I started running coding agents in dev containers because that was the shape VS Code and IntelliJ already understood, but it never quite fit. I didn’t want docker-in-docker, I didn’t want to mount secrets into an image, and I didn’t want to copy the same mounts and setup code into every project-specific container. Most of my agent use is CLI-first anyway, so the IDE was not the thing I wanted to optimize around.
What I wanted was closer to a standard base environment I could SSH into anywhere: my laptop, a Mac mini, a Linux laptop, or the mini-PCs on my network over Tailscale. It should have the usual mounts, work across macOS and Linux, and let an agent use the credentials it needs with an audit trail instead of just handing the VM my keys. The goal is to make running a coding agent in an isolated environment on any of my machines feel as easy as running one on my main machine. Shed is not all the way there yet, but the primitives are starting to feel right.
A shed is a VM, on whatever machine you point at
Each environment, a “shed”, is a real virtual machine: Apple Virtualization on macOS, Firecracker on Linux. That gives an agent a genuine kernel boundary to work inside, not a namespace shared with everything else on the box.
The part I lean on most is that a shed does not have to be local. A shed-server runs on each host, so the same shed CLI creates and manages environments on my laptop or on a server across the room, interchangeably. I run a few Linux mini-PCs over Tailscale and point work at whichever has capacity. macOS and Linux, local and remote, one workflow.
Keys it can use but never holds
This is the piece I care about most. An agent in a sandbox still needs to do real work: git push, pull a private Docker image, call AWS. The usual answer is to copy those keys into the environment, which is exactly what I did not want to do with an agent.
So Shed never mounts your SSH, AWS, or Docker credentials into the VM. Instead, shimmed helpers inside the shed forward each request over a vsock bus to shed-host-agent on your machine (it ships in shed-extensions).

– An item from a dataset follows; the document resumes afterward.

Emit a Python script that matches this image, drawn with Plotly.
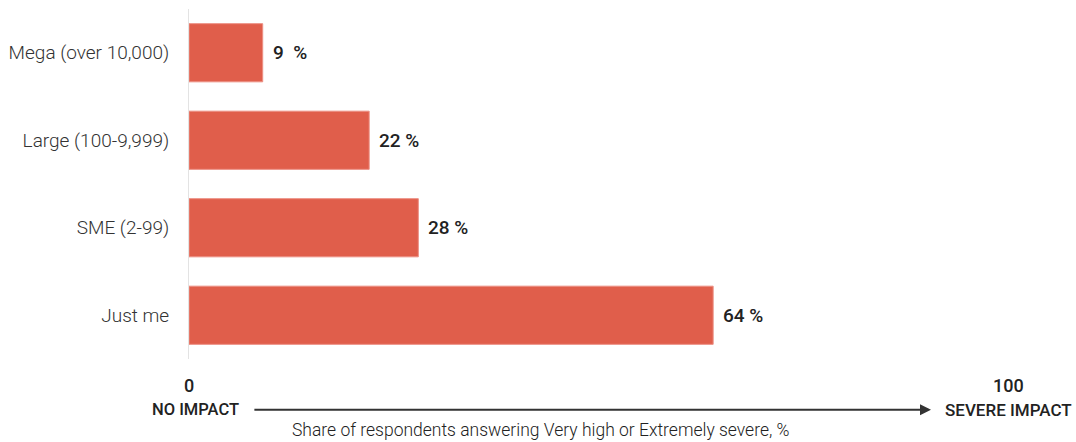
import plotly.graph_objects as go

categories = ["Mega (over 10,000)", "Large (100-9,999)", "SME (2-99)", "Just me"]
values = [9, 22, 28, 64]
value_labels = ["9  %", "22 %", "28 %", "64 %"]
axis_min_label = "0"
axis_max_label = "100"
axis_min_text = "NO IMPACT"
axis_max_text = "SEVERE IMPACT"
caption = "Share of respondents answering Very high or Extremely severe, %"

FONT = "Roboto"
BAR = "#E05E4B"
TXT = "#222222"

fig = go.Figure()
fig.add_trace(go.Bar(
    x=values, y=categories, orientation="h",
    marker=dict(color=BAR, line=dict(color="#EC8F83", width=1)),
    width=0.665, hoverinfo="skip",
))

annotations = []
for c, v, t in zip(categories, values, value_labels):
    annotations.append(dict(x=v, y=c, xref="x", yref="y", text=t,
                            showarrow=False, xanchor="left", xshift=8,
                            font=dict(family=FONT, size=19, color=TXT, weight=500)))

ybot = -0.075
ybot2 = -0.145
annotations += [
    dict(x=0, y=ybot, xref="x", yref="paper", text=axis_min_label, showarrow=False,
         xanchor="center", yanchor="middle", font=dict(family=FONT, size=18, color=TXT, weight=500)),
    dict(x=100, y=ybot, xref="x", yref="paper", text=axis_max_label, showarrow=False,
         xanchor="center", yanchor="middle", font=dict(family=FONT, size=18, color=TXT, weight=500)),
    dict(x=0.8, y=ybot2, xref="x", yref="paper", text=axis_min_text, showarrow=False,
         xanchor="center", yanchor="middle", font=dict(family=FONT, size=16.5, color=TXT, weight=500)),
    dict(x=100, y=ybot2, xref="x", yref="paper", text=axis_max_text, showarrow=False,
         xanchor="center", yanchor="middle", font=dict(family=FONT, size=17, color=TXT, weight=500)),
    dict(x=90.6, y=ybot2, ax=7.8, ay=0, xref="x", yref="paper", axref="x", ayref="pixel",
         text="", showarrow=True, arrowhead=2, arrowsize=1.1, arrowwidth=2, arrowcolor="#333333"),
    dict(x=43.0, y=-0.203, xref="x", yref="paper", text=caption, showarrow=False,
         xanchor="center", yanchor="middle", font=dict(family=FONT, size=17.5, color=TXT, weight=300)),
]

fig.update_layout(
    width=1076, height=442,
    margin=dict(l=189, r=68, t=9, b=83),
    plot_bgcolor="white", paper_bgcolor="white",
    showlegend=False,
    annotations=annotations,
    xaxis=dict(range=[0, 100], showgrid=False, zeroline=False, showticklabels=False,
               showline=False, fixedrange=True),
    yaxis=dict(categoryorder="array", categoryarray=categories, autorange="reversed",
               showgrid=False, zeroline=False, showline=True, linecolor="#E3E3E3", linewidth=1,
               ticks="", ticklabelstandoff=15,
               tickfont=dict(family=FONT, size=19, color="#333333", weight=300), fixedrange=True),
    font=dict(family=FONT),
)

fig.write_html("out.html", config={"displayModeBar": False},
               post_script="document.body.style.margin='0';")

The host does the sensitive part: your SSH key signs there and never leaves, an AWS role is assumed to vend short-lived credentials, a Docker login is resolved. Every use, across all three, is audited and targeted, so you can see exactly what an agent reached for.
Approval is finest-grained for SSH, the one I most want eyes on: it supports detailed per-request approval, gated by Touch ID on macOS. AWS and Docker are allow-or-deny for now, which is an obvious thing to make richer later. On macOS the approval surface is the shed-desktop app.

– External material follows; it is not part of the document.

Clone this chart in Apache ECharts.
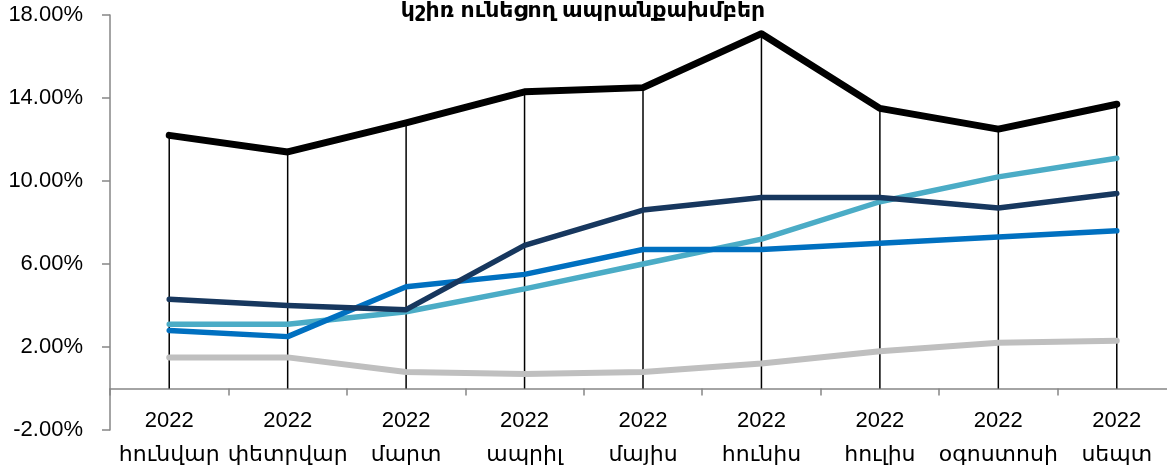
<!DOCTYPE html>
<html>
<head>
<meta charset="utf-8">
<script src="https://cdn.jsdelivr.net/npm/echarts@6/dist/echarts.min.js"></script>
<style>
  html, body { margin: 0; padding: 0; background: #fff; }
  #chart { width: 1167px; height: 471px; }
</style>
</head>
<body>
<div id="chart"></div>
<script>
  var titleText = 'կշիռ ունեցող ապրանքախմբեր'
  var months = ['2022\nհունվար', '2022\nփետրվար', '2022\nմարտ', '2022\nապրիլ', '2022\nմայիս', '2022\nհունիս', '2022\nհուլիս', '2022\nօգոստոսի', '2022\nսեպտ']

  var blackVals = [12.2, 11.4, 12.8, 14.3, 14.5, 17.1, 13.5, 12.5, 13.7]
  var navyVals = [4.3, 4.0, 3.8, 6.9, 8.6, 9.2, 9.2, 8.7, 9.4]
  var blueVals = [2.8, 2.5, 4.9, 5.5, 6.7, 6.7, 7.0, 7.3, 7.6]
  var tealVals = [3.1, 3.1, 3.7, 4.8, 6.0, 7.2, 9.0, 10.2, 11.1]
  var grayVals = [1.5, 1.5, 0.8, 0.7, 0.8, 1.2, 1.8, 2.2, 2.3]

  var yMin = -2
  var yMax = 18
  var yStep = 4

  var font = "'Liberation Sans', 'DejaVu Sans', sans-serif"

  function lineSeries(name, data, color, width) {
    return {
      name: name,
      type: 'line',
      data: data,
      symbol: 'none',
      color: color,
      lineStyle: {width: width, color: color, cap: 'round', join: 'round'}
    }
  }

  var chart = echarts.init(document.getElementById('chart'))
  chart.setOption({
    animation: false,
    title: {
      text: titleText,
      left: 578,
      top: -5,
      textAlign: 'center',
      textStyle: {fontFamily: font, fontSize: 22, fontWeight: 'bold', color: '#000'}
    },
    grid: {left: 110, right: -9, top: 15, bottom: 41, outerBoundsMode: 'none', containLabel: false},
    xAxis: {
      type: 'category',
      data: months,
      boundaryGap: true,
      axisLine: {onZero: true, lineStyle: {color: '#868686', width: 1.5}},
      axisTick: {show: true, length: 7, lineStyle: {color: '#868686', width: 1.5}},
      axisLabel: {
        margin: -26,
        fontFamily: font,
        fontSize: 22,
        lineHeight: 34,
        color: '#000',
        interval: 0
      },
      splitLine: {show: false}
    },
    yAxis: {
      type: 'value',
      min: yMin,
      max: yMax,
      interval: yStep,
      axisLine: {show: true, lineStyle: {color: '#868686', width: 1.5}},
      axisTick: {show: true, length: 8, lineStyle: {color: '#868686', width: 1.5}},
      axisLabel: {
        margin: 27,
        fontFamily: font,
        fontSize: 22,
        color: '#000',
        formatter: function (v) { return v.toFixed(2) + '%' }
      },
      splitLine: {show: false}
    },
    series: [
      {
        name: 'drop',
        type: 'bar',
        data: blackVals,
        barWidth: 1.5,
        itemStyle: {color: '#000'},
        z: 1
      },
      lineSeries('gray', grayVals, '#BFBFBF', 6),
      lineSeries('teal', tealVals, '#4BACC6', 5.5),
      lineSeries('blue', blueVals, '#0070C0', 5.5),
      lineSeries('navy', navyVals, '#17375E', 5.5),
      lineSeries('black', blackVals, '#000000', 7)
    ]
  })
</script>
</body>
</html>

There is one honest exception. The agent’s own login does get mounted into a shed, so I don’t have to re-authenticate Claude in every new environment and it can be reused across sheds on a host. The broker is about keeping cloud and infrastructure credentials out of the VM; the agent’s session is a convenience I chose to keep.
Reach it like any other box
Every shed has an SSH endpoint, so I connect to one the same way I would any remote machine. Cursor, VS Code, Zed, and JetBrains Remote-SSH all attach straight into a running shed, and the VM and its tmux session keep going after I disconnect, so reattaching lands me exactly where I left off. That is what makes a shed feel like a place to work rather than a container I have to babysit.

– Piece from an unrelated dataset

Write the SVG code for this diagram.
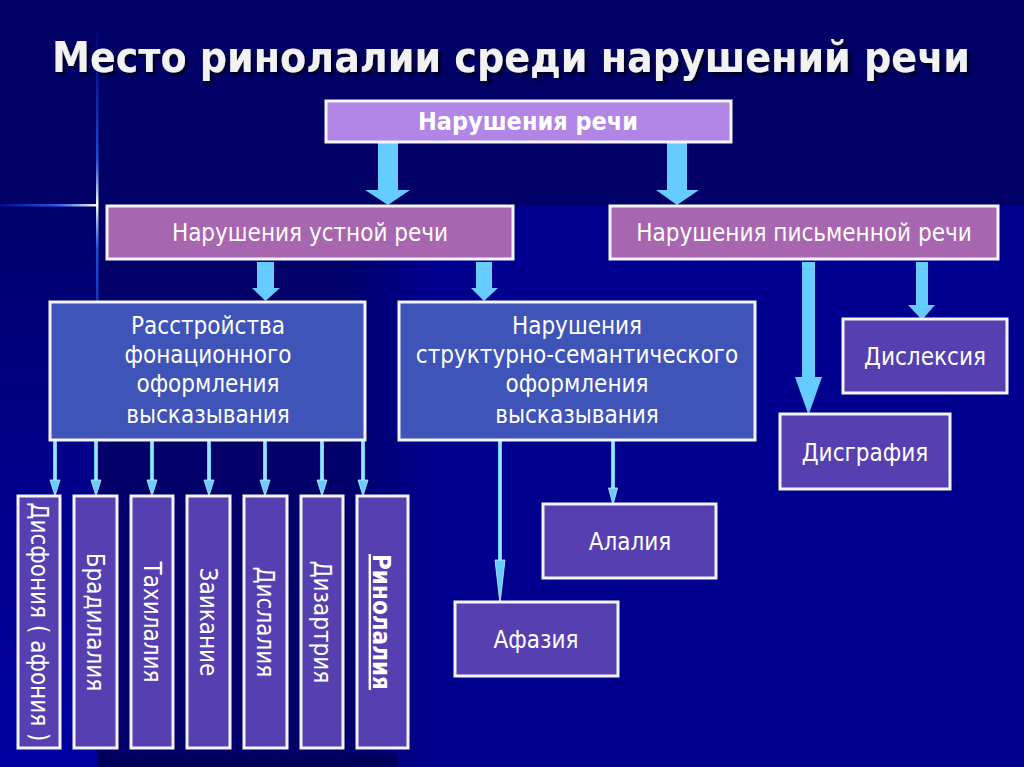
<svg xmlns="http://www.w3.org/2000/svg" width="1024" height="767" viewBox="0 0 1024 767">
<defs>
<style>
.t{font-family:"DejaVu Sans Condensed","DejaVu Sans",sans-serif;fill:#ffffff;}
.box{stroke:#f4f4f4;stroke-width:3;}
.top{fill:#b186e6;}
.l2{fill:#a866b0;}
.l3{fill:#3f54b9;}
.leaf{fill:#553fb1;}
.big{fill:#66ccff;}
.thin{stroke:#66ccff;stroke-width:4;fill:none;}
.core{stroke:#c9efff;stroke-width:1.2;fill:none;}
.head{fill:#66ccff;stroke:#c9efff;stroke-width:0.8;}
</style>
<filter id="shadow" x="-5%" y="-30%" width="110%" height="160%">
<feDropShadow dx="3" dy="3" stdDeviation="0.8" flood-color="#000000" flood-opacity="0.6"/>
</filter>
<linearGradient id="lowbg" x1="0" y1="0" x2="1024" y2="0" gradientUnits="userSpaceOnUse">
<stop offset="0" stop-color="#000068"/>
<stop offset="0.33" stop-color="#000068"/>
<stop offset="0.42" stop-color="#00008e"/>
<stop offset="1" stop-color="#000090"/>
</linearGradient>
<linearGradient id="leftbg" x1="0" y1="206" x2="0" y2="767" gradientUnits="userSpaceOnUse">
<stop offset="0" stop-color="#00006c"/>
<stop offset="0.45" stop-color="#00008a"/>
<stop offset="1" stop-color="#0000a2"/>
</linearGradient>
<linearGradient id="hline" x1="0" y1="0" x2="97" y2="0" gradientUnits="userSpaceOnUse">
<stop offset="0" stop-color="#1a4cff" stop-opacity="0.2"/>
<stop offset="0.6" stop-color="#2e6bff" stop-opacity="0.9"/>
<stop offset="1" stop-color="#ffffee"/>
</linearGradient>
<linearGradient id="vline" x1="0" y1="20" x2="0" y2="480" gradientUnits="userSpaceOnUse">
<stop offset="0" stop-color="#1a4cff" stop-opacity="0"/>
<stop offset="0.3" stop-color="#2e6bff" stop-opacity="0.7"/>
<stop offset="0.4" stop-color="#ffffee"/>
<stop offset="0.5" stop-color="#2e6bff" stop-opacity="0.7"/>
<stop offset="1" stop-color="#1a4cff" stop-opacity="0"/>
</linearGradient>
</defs>

<!-- background -->
<rect x="0" y="0" width="1024" height="767" fill="#000066"/>
<rect x="97" y="206" width="927" height="561" fill="url(#lowbg)"/>
<rect x="0" y="206" width="97" height="561" fill="url(#leftbg)"/>
<rect x="97" y="753" width="300" height="14" fill="#00005c"/>
<rect x="0" y="204" width="97" height="2.5" fill="url(#hline)"/>
<rect x="96" y="20" width="2.5" height="460" fill="url(#vline)"/>

<!-- title -->
<g id="title">
<text x="511" y="72" text-anchor="middle" font-size="43" font-weight="bold" class="t" style="fill:#f2f2f2" filter="url(#shadow)" textLength="918" lengthAdjust="spacingAndGlyphs">Место ринолалии среди нарушений речи</text>
</g>

<!-- connectors -->
<g id="connectors">
<polygon class="big" points="378,142 398,142 398,190 410,190 388,205 365,190 378,190"/>
<polygon class="big" points="667,142 687,142 687,190 699,190 677,205 656,190 667,190"/>
<polygon class="big" points="257,262 274,262 274,288 280,288 265.5,301 252,288 257,288"/>
<polygon class="big" points="476,262 492,262 492,288 498,288 484,301 471,288 476,288"/>
<polygon class="big" points="802,262 815,262 815,377 822,377 808.5,415 795,377 802,377"/>
<polygon class="big" points="916,262 928,262 928,305 935,305 922,320 908,305 916,305"/>
<g id="thin-arrows">
<path class="thin" d="M55,441V482M96,441V482M152,441V482M209,441V482M265,441V482M322,441V482M363,441V482M500,441V562M613,441V490"/>
<path class="core" d="M55,441V482M96,441V482M152,441V482M209,441V482M265,441V482M322,441V482M363,441V482M500,441V562M613,441V490"/>
<path class="head" d="M50,480L60,480L55,496ZM91,480L101,480L96,496ZM147,480L157,480L152,496ZM204,480L214,480L209,496ZM260,480L270,480L265,496ZM317,480L327,480L322,496ZM358,480L368,480L363,496ZM495,560L505,560L500,604ZM608.5,488L617.5,488L613,505Z"/>
</g>
</g>

<!-- nodes -->
<g id="n-speech">
<rect class="box top" x="326" y="101" width="405" height="41"/>
<text class="t" x="528" y="130" text-anchor="middle" font-size="25" font-weight="bold">Нарушения речи</text>
</g>
<g id="n-oral">
<rect class="box l2" x="107" y="206" width="406" height="53"/>
<text class="t" x="310" y="241" text-anchor="middle" font-size="24">Нарушения устной речи</text>
</g>
<g id="n-written">
<rect class="box l2" x="610" y="206" width="388" height="53"/>
<text class="t" x="804" y="241" text-anchor="middle" font-size="24">Нарушения письменной речи</text>
</g>
<g id="n-phon">
<rect class="box l3" x="50" y="302" width="315" height="138"/>
<text class="t" x="208" text-anchor="middle" font-size="24"><tspan x="208" y="334">Расстройства</tspan><tspan x="208" y="363">фонационного</tspan><tspan x="208" y="392">оформления</tspan><tspan x="208" y="423">высказывания</tspan></text>
</g>
<g id="n-struct">
<rect class="box l3" x="399" y="302" width="356" height="138"/>
<text class="t" x="577" text-anchor="middle" font-size="24"><tspan x="577" y="334">Нарушения</tspan><tspan x="577" y="363">структурно-семантического</tspan><tspan x="577" y="392">оформления</tspan><tspan x="577" y="423">высказывания</tspan></text>
</g>
<g id="n-dysphonia">
<rect class="box leaf" x="18" y="496" width="42" height="252"/>
<text class="t" transform="translate(31,622) rotate(90)" text-anchor="middle" font-size="24">Дисфония ( афония )</text>
</g>
<g id="n-bradilalia">
<rect class="box leaf" x="74" y="496" width="43" height="252"/>
<text class="t" transform="translate(87,622) rotate(90)" text-anchor="middle" font-size="24">Брадилалия</text>
</g>
<g id="n-tahilalia">
<rect class="box leaf" x="131" y="496" width="42" height="252"/>
<text class="t" transform="translate(144,622) rotate(90)" text-anchor="middle" font-size="24">Тахилалия</text>
</g>
<g id="n-zaikanie">
<rect class="box leaf" x="187" y="496" width="43" height="252"/>
<text class="t" transform="translate(200,622) rotate(90)" text-anchor="middle" font-size="24">Заикание</text>
</g>
<g id="n-dislalia">
<rect class="box leaf" x="244" y="496" width="43" height="252"/>
<text class="t" transform="translate(257,622) rotate(90)" text-anchor="middle" font-size="24">Дислалия</text>
</g>
<g id="n-dizartria">
<rect class="box leaf" x="301" y="496" width="42" height="252"/>
<text class="t" transform="translate(314,622) rotate(90)" text-anchor="middle" font-size="24">Дизартрия</text>
</g>
<g id="n-rinolalia">
<rect class="box leaf" x="357" y="496" width="51" height="252"/>
<text class="t" transform="translate(373,622) rotate(90)" text-anchor="middle" font-size="24" font-weight="bold" text-decoration="underline">Ринолалия</text>
</g>
<g id="n-alalia">
<rect class="box leaf" x="543" y="504" width="173" height="74"/>
<text class="t" x="630" y="550" text-anchor="middle" font-size="24">Алалия</text>
</g>
<g id="n-afazia">
<rect class="box leaf" x="455" y="602" width="163" height="74"/>
<text class="t" x="536" y="648" text-anchor="middle" font-size="24">Афазия</text>
</g>
<g id="n-dysgraphia">
<rect class="box leaf" x="780" y="414" width="170" height="75"/>
<text class="t" x="865" y="461" text-anchor="middle" font-size="24">Дисграфия</text>
</g>
<g id="n-dyslexia">
<rect class="box leaf" x="843" y="319" width="164" height="74"/>
<text class="t" x="925" y="365" text-anchor="middle" font-size="24">Дислексия</text>
</g>
</svg>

Hand it a plan and walk away
The newest piece pulls the threads together. shed attach <name> --plan plan.md -d ships a plan into a shed and starts a Claude session that executes it unattended, printing a claude.ai/code URL I can watch and steer from. With remote sheds, that means I can kick off a refactor on a mini-PC and let it keep running after I step away. The agent is sandboxed, working from my plan, using brokered credentials, on a machine in the other room.
Throwaway when you want, durable when you don’t
A lot of the time a shed is scoped to one thing: a branch, a refactor, a plan. I spin one up, let it work, and delete it when the feature lands, which is easy because a microVM boots in about a second. But nothing forces that. The VM and its session persist if I keep them, so the same shed can be a long-lived home for a project just as easily. Light enough to throw away between features, durable enough to live in.
Where it stands
Shed is one of my bigger projects and still moving quickly. It is single-user today, though auth landed recently as a first step toward more, and pieces like egress filtering, the desktop and mobile surfaces, extensions, and the plan workflow are still settling. I would call it alpha. But the core is the thing I set out to build: coding agents I can run anywhere I have a machine, reach from my editor, and trust with real work, while my cloud and infrastructure credentials stay on the host instead of the VM.